# Given information start
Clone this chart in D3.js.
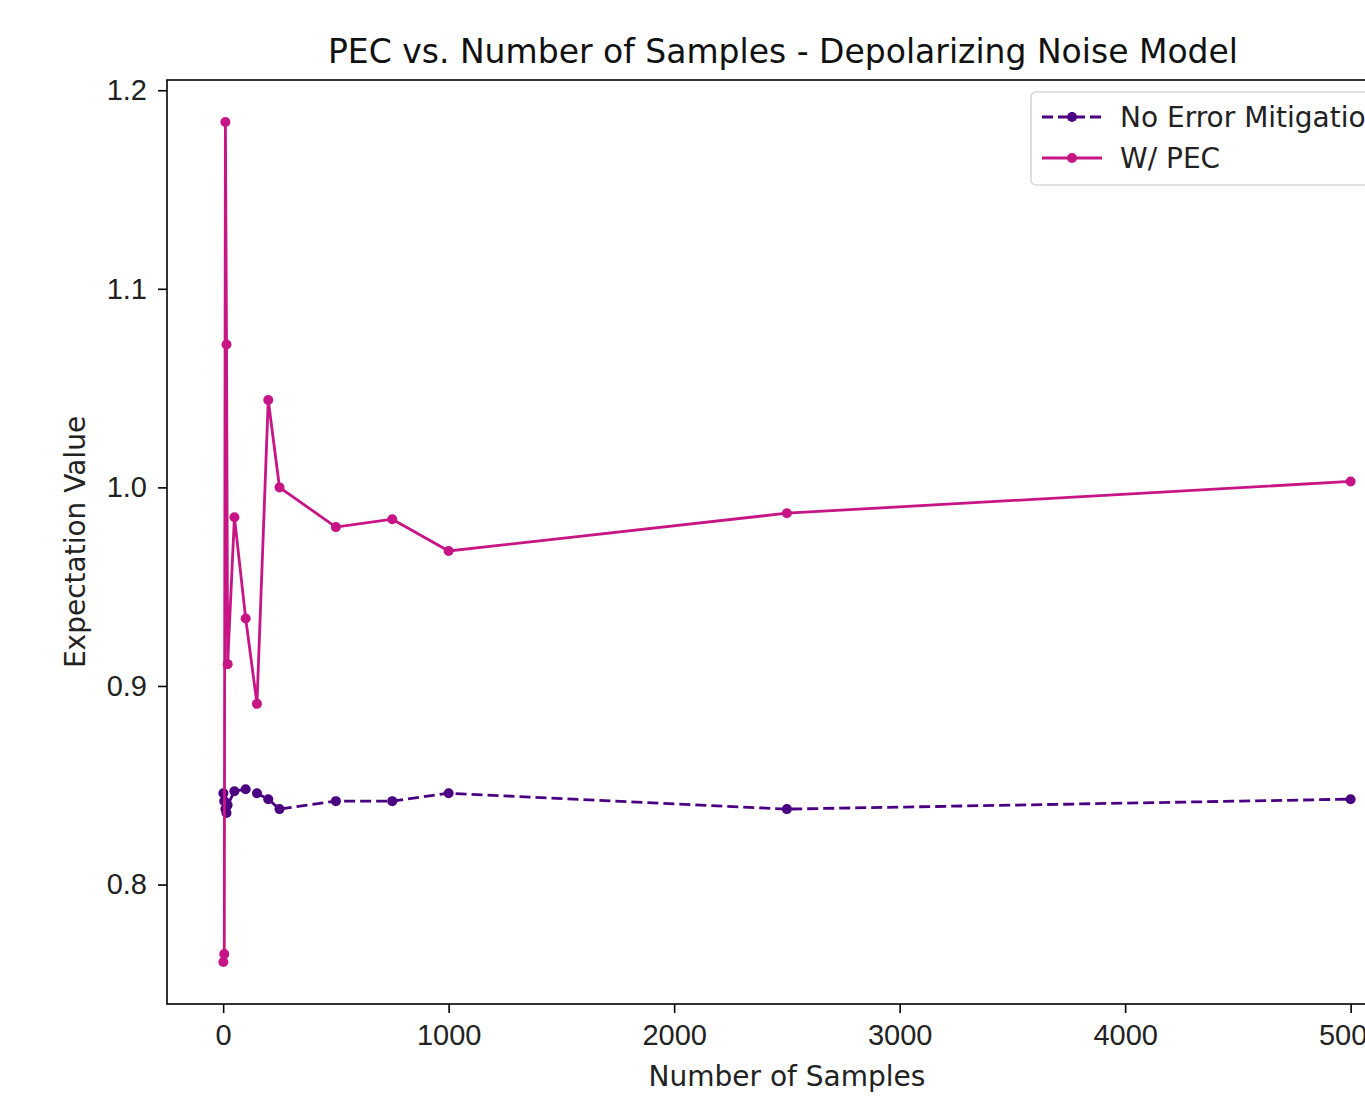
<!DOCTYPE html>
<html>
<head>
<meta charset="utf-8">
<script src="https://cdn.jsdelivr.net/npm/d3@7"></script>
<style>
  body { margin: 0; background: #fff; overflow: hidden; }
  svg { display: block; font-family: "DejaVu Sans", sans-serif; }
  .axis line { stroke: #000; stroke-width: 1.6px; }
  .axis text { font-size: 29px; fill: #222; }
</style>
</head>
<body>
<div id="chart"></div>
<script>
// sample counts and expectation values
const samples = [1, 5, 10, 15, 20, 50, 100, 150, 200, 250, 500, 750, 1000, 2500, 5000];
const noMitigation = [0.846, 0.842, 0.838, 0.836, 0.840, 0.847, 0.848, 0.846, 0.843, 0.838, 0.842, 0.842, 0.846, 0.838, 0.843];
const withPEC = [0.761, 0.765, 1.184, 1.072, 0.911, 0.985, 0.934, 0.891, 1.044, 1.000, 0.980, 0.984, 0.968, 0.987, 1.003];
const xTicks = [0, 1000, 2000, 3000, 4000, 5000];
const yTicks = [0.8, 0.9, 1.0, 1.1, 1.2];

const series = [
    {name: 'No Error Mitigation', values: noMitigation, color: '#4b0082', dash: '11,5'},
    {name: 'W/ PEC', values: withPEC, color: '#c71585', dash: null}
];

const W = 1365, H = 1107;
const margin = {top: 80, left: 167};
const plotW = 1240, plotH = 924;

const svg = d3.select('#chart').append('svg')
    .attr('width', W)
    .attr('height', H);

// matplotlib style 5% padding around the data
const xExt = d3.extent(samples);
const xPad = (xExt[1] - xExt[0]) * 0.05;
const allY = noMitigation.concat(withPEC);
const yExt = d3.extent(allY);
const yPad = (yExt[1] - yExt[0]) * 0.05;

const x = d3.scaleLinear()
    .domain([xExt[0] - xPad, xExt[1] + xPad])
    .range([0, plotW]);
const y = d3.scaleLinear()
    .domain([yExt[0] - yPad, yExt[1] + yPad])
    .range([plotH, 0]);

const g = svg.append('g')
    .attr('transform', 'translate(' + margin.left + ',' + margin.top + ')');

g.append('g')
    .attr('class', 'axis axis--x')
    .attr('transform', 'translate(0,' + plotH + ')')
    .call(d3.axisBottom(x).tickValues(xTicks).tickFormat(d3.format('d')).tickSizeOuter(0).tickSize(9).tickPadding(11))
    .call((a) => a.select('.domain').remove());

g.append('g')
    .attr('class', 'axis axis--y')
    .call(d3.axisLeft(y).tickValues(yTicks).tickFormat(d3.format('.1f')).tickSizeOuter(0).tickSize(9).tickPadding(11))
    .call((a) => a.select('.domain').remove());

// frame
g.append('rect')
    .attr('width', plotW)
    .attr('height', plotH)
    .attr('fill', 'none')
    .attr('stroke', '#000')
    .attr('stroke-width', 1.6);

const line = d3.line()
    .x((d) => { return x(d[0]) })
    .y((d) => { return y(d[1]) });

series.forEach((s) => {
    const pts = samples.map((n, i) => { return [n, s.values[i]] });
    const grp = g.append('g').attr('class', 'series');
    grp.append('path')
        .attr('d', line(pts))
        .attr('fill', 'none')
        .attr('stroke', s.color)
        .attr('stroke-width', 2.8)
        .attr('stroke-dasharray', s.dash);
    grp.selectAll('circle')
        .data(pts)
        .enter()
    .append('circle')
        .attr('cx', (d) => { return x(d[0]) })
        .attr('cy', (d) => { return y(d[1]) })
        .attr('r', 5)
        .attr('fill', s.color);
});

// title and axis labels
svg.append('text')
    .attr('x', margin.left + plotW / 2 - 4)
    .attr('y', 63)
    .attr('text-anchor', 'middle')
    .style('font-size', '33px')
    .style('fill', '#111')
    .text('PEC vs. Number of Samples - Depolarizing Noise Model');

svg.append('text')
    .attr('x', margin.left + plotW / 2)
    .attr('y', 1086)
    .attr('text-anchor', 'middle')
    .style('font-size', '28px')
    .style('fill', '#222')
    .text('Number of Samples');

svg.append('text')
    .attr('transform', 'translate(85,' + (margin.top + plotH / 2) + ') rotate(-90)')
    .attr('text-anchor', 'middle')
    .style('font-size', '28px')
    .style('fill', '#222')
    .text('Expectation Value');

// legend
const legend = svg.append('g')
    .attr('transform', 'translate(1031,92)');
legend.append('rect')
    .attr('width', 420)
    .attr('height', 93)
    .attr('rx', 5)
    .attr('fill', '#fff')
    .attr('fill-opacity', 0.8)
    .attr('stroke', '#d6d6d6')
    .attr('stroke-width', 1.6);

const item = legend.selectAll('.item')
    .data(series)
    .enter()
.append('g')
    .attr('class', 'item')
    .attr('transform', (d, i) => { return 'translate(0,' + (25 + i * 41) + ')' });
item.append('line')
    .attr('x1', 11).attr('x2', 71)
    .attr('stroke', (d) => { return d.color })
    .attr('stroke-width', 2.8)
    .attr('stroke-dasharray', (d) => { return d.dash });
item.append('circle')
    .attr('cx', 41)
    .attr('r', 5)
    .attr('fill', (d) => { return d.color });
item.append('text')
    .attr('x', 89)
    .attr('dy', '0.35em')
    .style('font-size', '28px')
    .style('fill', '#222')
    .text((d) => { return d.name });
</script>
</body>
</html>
# Given information end
== Problem ==
Which lines of the material contain the string "chart"? List each of them.

== The reply ==
Clone this chart in D3.js.
<div id="chart"></div>
const svg = d3.select('#chart').append('svg')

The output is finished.